Perseverance and courage go hand-in-hand, and believe me, you will need to persevere in life. You will all experience setbacks, challenges, and tragedies during your lifetime, not to mention old age! That's right, it's not easy getting old - it has its perks, but it's not easy!

There are students in this chapel today who have given chapel talks, class presentations, performed on stage or in an athletic venue - that takes perseverance and courage.

Each of the teachers here spends an extraordinary amount of time preparing their classes and practices in an effort to reach every single student in their class or on their team. They worry about their presentations. "Am I getting this material across? Have I explained things in a way they understood?" Your teachers and coaches perform each and every day and they strive to make each of those performances perfect. It is a job, but it takes perseverance and courage to give every ounce of energy every day to doing it well.
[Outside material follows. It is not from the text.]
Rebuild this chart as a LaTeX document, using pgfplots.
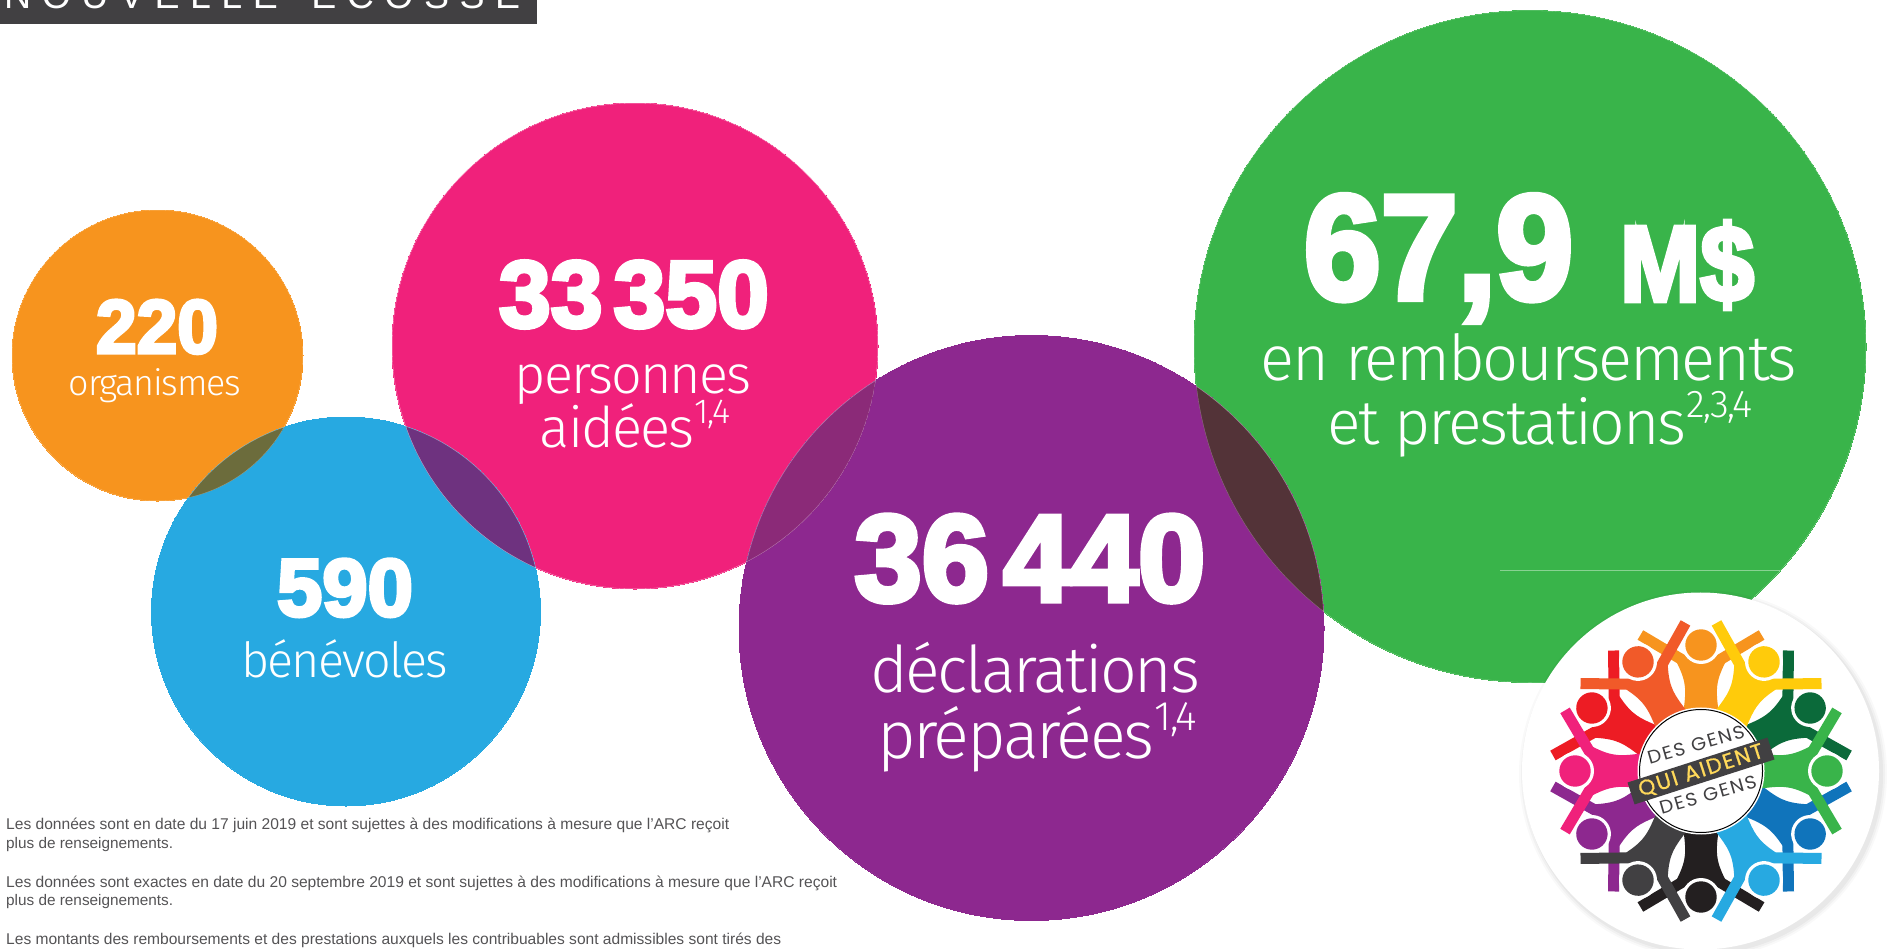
\documentclass[border=0pt]{standalone}
\usepackage{fontspec}
\usepackage{graphicx}
\usepackage{pgfplots}
\pgfplotsset{compat=1.18}
\setmainfont{Liberation Sans}
\newfontfamily\lightf[LetterSpace=-3.5]{Fira Sans Light}
\newfontfamily\numf[FakeBold=4.2]{Liberation Sans Bold}
\newfontfamily\logof[LetterSpace=8]{Poppins}
\newfontfamily\logoqf[LetterSpace=8,FakeBold=0.8]{Poppins}
\newfontfamily\bannerf[LetterSpace=28]{Liberation Sans}

\definecolor{corange}{HTML}{F7941E}
\definecolor{cpink}{HTML}{F0217B}
\definecolor{cblue}{HTML}{27A9E1}
\definecolor{cpurple}{HTML}{8D288F}
\definecolor{cgreen}{HTML}{39B44A}
\definecolor{cgrey}{HTML}{414042}
\definecolor{cdgreen}{HTML}{0B6A3A}
\definecolor{cdblue}{HTML}{1074BB}
\definecolor{cblack}{HTML}{231F20}
\definecolor{cred}{HTML}{ED1C24}
\definecolor{credor}{HTML}{F15A29}
\definecolor{cyel}{HTML}{FFCB0B}
\definecolor{cyeltxt}{HTML}{FFD95A}

% width, cap height, text
\newcommand\bignum[3]{\resizebox{#1pt}{#2pt}{\numf #3}}
\newcommand\lab[2]{\resizebox{#1pt}{!}{\lightf\fontsize{50}{60}\selectfont #2}}
\newcommand\sups[1]{\raisebox{.42em}{\scalebox{.62}{#1}}}
\newcommand\foot[2]{\resizebox{#1pt}{!}{\fontsize{16}{18}\selectfont\color{cgrey!90} #2}}
\newcommand\lens[7]{\pgfplotsextra{\begin{scope}
  \clip (axis cs:#1,#2) circle[radius=#3pt];
  \fill[#7] (axis cs:#4,#5) circle[radius=#6pt];
  \draw[white,opacity=.35,line width=.6pt] (axis cs:#1,#2) circle[radius=#3pt];
  \draw[white,opacity=.35,line width=.6pt] (axis cs:#4,#5) circle[radius=#6pt];
\end{scope}}}
\newcommand\person[2]{\begin{scope}[rotate=-#1]
  \fill[#2] (-17.5,60) .. controls (-15,80) and (-14,88) .. (-24,108) -- (24,108)
     .. controls (14,88) and (15,80) .. (17.5,60) -- cycle;
  \draw[#2,line width=11pt] (60.6,136) -- (0,100) -- (-60.6,136);
  \fill[white] (0,126) circle (19);
  \fill[#2] (0,126) circle (15.7);
\end{scope}}
\pgfplotsset{
  bub/.style n args={2}{only marks,mark=*,mark size=#1pt,color=#2,mark options={fill=#2,draw=#2,line width=0pt}},
  page/.style={at={(0,0)},anchor=south west,
    width=1887pt,height=948pt,scale only axis,
    xmin=0,xmax=1887,ymin=0,ymax=948,y dir=reverse,
    hide axis,clip=false},
}

\begin{document}
\begin{tikzpicture}[x=1pt,y=1pt]
\path[clip,use as bounding box] (0,0) rectangle (1887,948);
\begin{axis}[page]
\addplot[bub={145.5}{corange}] coordinates {(157.5,355.5)};
\addplot[bub={243}{cpink}] coordinates {(635,346)};
\addplot[bub={194.5}{cblue}] coordinates {(346,611.5)};
\addplot[bub={336}{cgreen}] coordinates {(1530,346.5)};
\addplot[bub={292.5}{cpurple}] coordinates {(1031.5,628)};
\end{axis}

\begin{axis}[page]
\lens{157.5}{355.5}{145.5}{346}{611.5}{194.5}{fill={rgb,255:red,108;green,108;blue,60}}
\lens{635}{346}{243}{346}{611.5}{194.5}{fill={rgb,255:red,110;green,50;blue,127}}
\lens{635}{346}{243}{1031.5}{628}{292.5}{fill={rgb,255:red,139;green,42;blue,120}}
\lens{1530}{346.5}{336}{1031.5}{628}{292.5}{fill={rgb,255:red,83;green,51;blue,56}}

\fill[cgrey] (axis cs:0,-2) rectangle (axis cs:537,24);
\node[anchor=base west,white,inner sep=0pt] at (axis cs:4,8.5) {\resizebox{516pt}{!}{\bannerf\fontsize{50}{60}\selectfont NOUVELLE-ÉCOSSE}};

\node[anchor=base,white,inner sep=0pt] at (axis cs:157,353) {\bignum{122}{53}{220}};
\node[anchor=base,white,inner sep=0pt] at (axis cs:155,395) {\lab{172}{organismes}};
\node[anchor=base,white,inner sep=0pt] at (axis cs:634,327) {\bignum{270}{66}{33\hspace{.12em}350}};
\node[anchor=base,white,inner sep=0pt] at (axis cs:633,393) {\lab{237}{personnes}};
\node[anchor=base,white,inner sep=0pt] at (axis cs:635,447) {\lab{190}{aidées\sups{1,4}}};
\node[anchor=base,white,inner sep=0pt] at (axis cs:345,616) {\bignum{136}{57}{590}};
\node[anchor=base,white,inner sep=0pt] at (axis cs:344.5,677) {\lab{207}{bénévoles}};
\node[anchor=base,white,inner sep=0pt] at (axis cs:1030,601) {\bignum{351}{86}{36\hspace{.12em}440}};
\node[anchor=base,white,inner sep=0pt] at (axis cs:1035,692) {\lab{330}{déclarations}};
\node[anchor=base,white,inner sep=0pt] at (axis cs:1037,758) {\lab{320}{préparées\sups{1,4}}};
\node[anchor=base,white,inner sep=0pt] at (axis cs:1438.5,299) {\bignum{269}{104}{67,9}};
\node[anchor=base,white,inner sep=0pt] at (axis cs:1687,301) {\bignum{134}{80}{M\$}};
\node[anchor=base,white,inner sep=0pt] at (axis cs:1529,380) {\lab{536}{en remboursements}};
\node[anchor=base,white,inner sep=0pt] at (axis cs:1540,444) {\lab{426}{et prestations\sups{2,3,4}}};
\draw[white,opacity=.4,line width=.5pt] (axis cs:1500,570.5) -- (axis cs:1780,570.5);

\node[anchor=base west,inner sep=0pt] at (axis cs:6,829) {\foot{723}{Les données sont en date du 17 juin 2019 et sont sujettes à des modifications à mesure que l’ARC reçoit}};
\node[anchor=base west,inner sep=0pt] at (axis cs:6,848) {\foot{167}{plus de renseignements.}};
\node[anchor=base west,inner sep=0pt] at (axis cs:6,887) {\foot{831}{Les données sont exactes en date du 20 septembre 2019 et sont sujettes à des modifications à mesure que l’ARC reçoit}};
\node[anchor=base west,inner sep=0pt] at (axis cs:6,905) {\foot{167}{plus de renseignements.}};
\node[anchor=base west,inner sep=0pt] at (axis cs:6,944) {\foot{775}{Les montants des remboursements et des prestations auxquels les contribuables sont admissibles sont tirés des}};
\end{axis}

% logo
\foreach \r/\o in {184/.025,182/.03,180/.04}{
  \fill[black,opacity=\o] (1703,174) circle (\r);
}
\fill[white] (1700.5,177) circle (178.5);
\begin{scope}[shift={(1701,177)}]
  \person{0}{corange}
  \person{60}{cdgreen}
  \person{120}{cdblue}
  \person{180}{cblack}
  \person{240}{cpurple}
  \person{300}{cred}
  \person{330}{credor}
  \person{30}{cyel}
  \person{90}{cgreen}
  \person{150}{cblue}
  \person{210}{cgrey}
  \person{270}{cpink}
  \fill[white] (0,0) circle (63.5);
  \draw[black,line width=1pt] (0,0) circle (61.5);
  \fill[rotate=17.8,cgrey] (-73.5,-11.5) rectangle (73.5,11.5);
  \node[rotate=17.8,inner sep=0pt,text=cyeltxt] at (0,0) {\resizebox{130pt}{15pt}{\logoqf QUI AIDENT}};
  \node[rotate=16,inner sep=0pt,text=cgrey] at (-5,26) {\resizebox{100pt}{13pt}{\logof DES GENS}};
  \node[rotate=16,inner sep=0pt,text=cgrey] at (7,-24) {\resizebox{100pt}{13pt}{\logof DES GENS}};
\end{scope}
\end{tikzpicture}
\end{document}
Thus far, I've mentioned you, your classmates and your teachers. Let me share one final story about a couple of everyday people. You don't know them. They weren't famous - just ordinary.

He was born in 1915. By the time he was 13, he had lost both parents and was being raised by two tyrannical, unforgiving uncles. He was bright, and attended the Bronx High School of Science. At the first opportunity, he tried to enlist in the air force but he was too short. He slept on a wooden floor for weeks, and when World War II broke out the height requirement was lowered. He enlisted and became a bomber pilot. He married and had three sons. His wife lost three others during pregnancy and birth. How's that for perseverance and courage? She went on to become an accountant. She never learned to drive, so she schlepped every day back and forth to work by train and or bus.

He made the air force a career, but eventually retired and opened a business in New York City - a diner on Fifth Avenue. He took the subway to work every morning at 5:00 a.m. and returned home at 8:00 p.m. Many times he worked on the weekend as well, but when he wasn't working he spent time with the Little Sisters of the Poor in the South Bronx. There he met and had an audience with Mother Teresa. He and his wife put their sons through college without any loans. He outlived a son, a grandson and his beloved wife of 64 years. He went blind, hard of hearing, and had two heart surgeries. He walked at least two miles and did 100 pushups (albeit with his knees on the floor) each day. He proudly invented the milkaphone (a plastic milk jug with the bottom cut off that he used as a megaphone) - he couldn't see or hear much of went on during Peddie football games, but he wanted to be sure the players and coaches could hear him! He finally passed away on Christmas day, three days before his ninety-seventh birthday. He and his wife were buried with full honors in Arlington National Cemetery.

I tell you this story because if I changed just a few things, I could be describing the lives of your parents or guardians; everyday people who exhibit perseverance and courage each and every day. It takes courage and perseverance to get up day in and day out to go to work - often not to the "perfect" job. You do it for those you love and care about. You need to remember that and not take it for granted. Thank your parents or guardians every single day for the life you are privileged to have. Honor your parents,  your guardians, your family, and most importantly yourselves by persevering and being courageous every minute of every day. It will not always be easy. We are all human, and we will falter. But I know this. Although I have a good way to go, if I can succeed at being half the man, half the husband, and half the father that my father was, then when my time comes, I will rest easy knowing I was a successful and courageous person.

So, love and thank your parents and guardians. Respect and appreciate your teachers and coaches. Encourage and support your classmates. And once in a while - just once in a while - give yourself a little credit. Be strong - be courageous - persevere!